The couple are charged with “failing to prevent a crime or lesser offence causing bodily injury”. The prosecution arose from a night in February 2000 when Frédéric Colin drove away at 3.45am from dinner at the Fraisse’s home at Maizières-les-Metz in Lorraine.
He went the wrong way up a motorway and collided with a car carrying a family of five. M Colin died, along with the parents and two children in the other car. The grandparents of a surviving five-year-old boy applied for proceedings against the Fraisses when Colin was found to have a blood alcohol level of 2.4 grams a litre. The legal maximum is 0.5. An investigating judge later dropped the case, but it was reinstated by an appeal court.
The Fraisses said that they did all they could to prevent their friend driving home. “We tried to take his keys but he wouldn’t let us,” Mme Fraisse said. “I suggested that he spend the night with us, but he didn’t want to. The prosecutors think I should have called the police but that is not realistic. I understand the suffering of the grandparents of the victims. I also hated the reckless driver who made me a paraplegic at 16. I have started having atrocious nightmares in which I see car accidents and I wake up screaming.”

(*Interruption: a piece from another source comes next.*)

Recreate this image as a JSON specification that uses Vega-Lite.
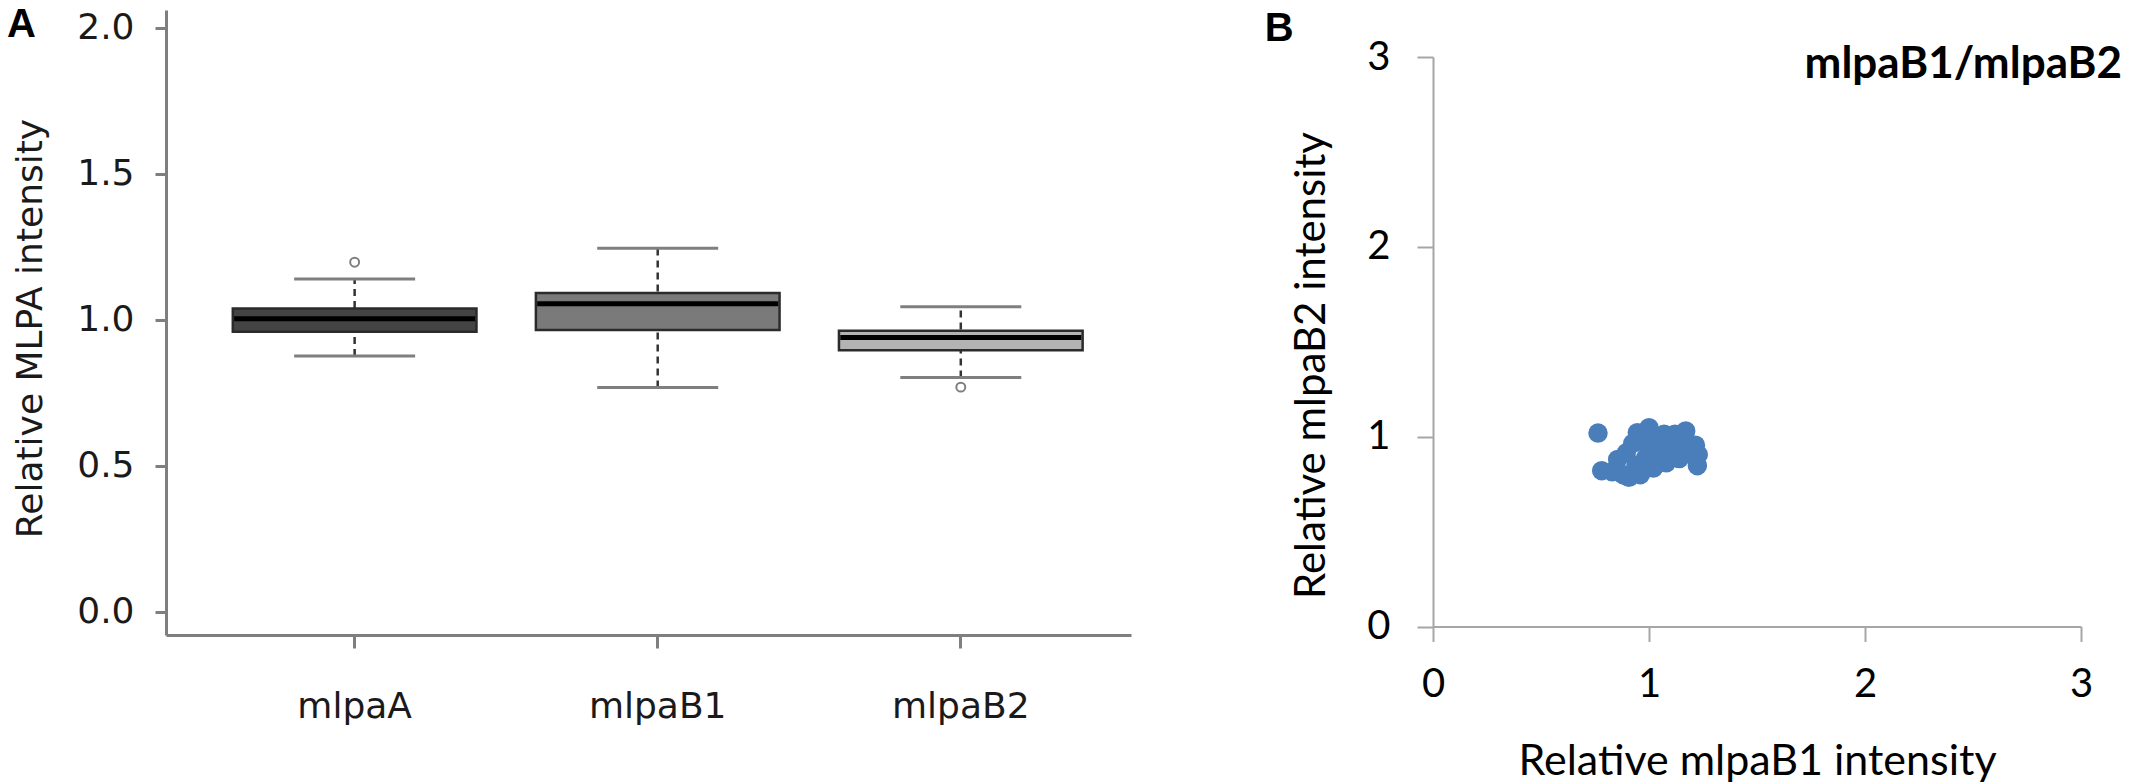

Bruno Zillig, the couple’s lawyer, said that they were faulted for not notifying the police after their friend left. “This type of denunciation does not exist in French law,” he said. “This is the first time that people are being asked to be responsible for others’ behaviour.” The couple could be found guilty only if they knew that their friend intended to cause bodily harm, which was clearly not the case, he added. Lawyers for the victims’ family said that they had brought the case to prove the principle of responsibility.
Geneviève Jurgensen, a leading road safety campaigner, called for a guilty verdict that would set a precedent, even if the sentence was light. “It is a good thing that the case was brought. It will open a debate on the question of whether we are responsible for the acts of others. Should this couple have done more to prevent that man from taking his car?”
Christiane Cellier, the president of another road safety foundation, said: “It is high time that everyone realised that even if we do not drive while drunk, we are responsible if we let others do so.”
French road deaths have dropped by 15 per cent over the past two years in a national drive to curb France’s culture of dangerous driving. But the death toll remains one of Europe’s highest.
The authorities have been displaying a new toughness. A woman in Lyons was fined £14 last month for smoking a cigarette while driving because she had only one hand on the wheel. A café owner in Burgundy was given a two-month suspended prison sentence last year for “complicity in drunk-driving” because he had served a bottle of wine to a client who was intoxicated. The man later caused a fatal accident.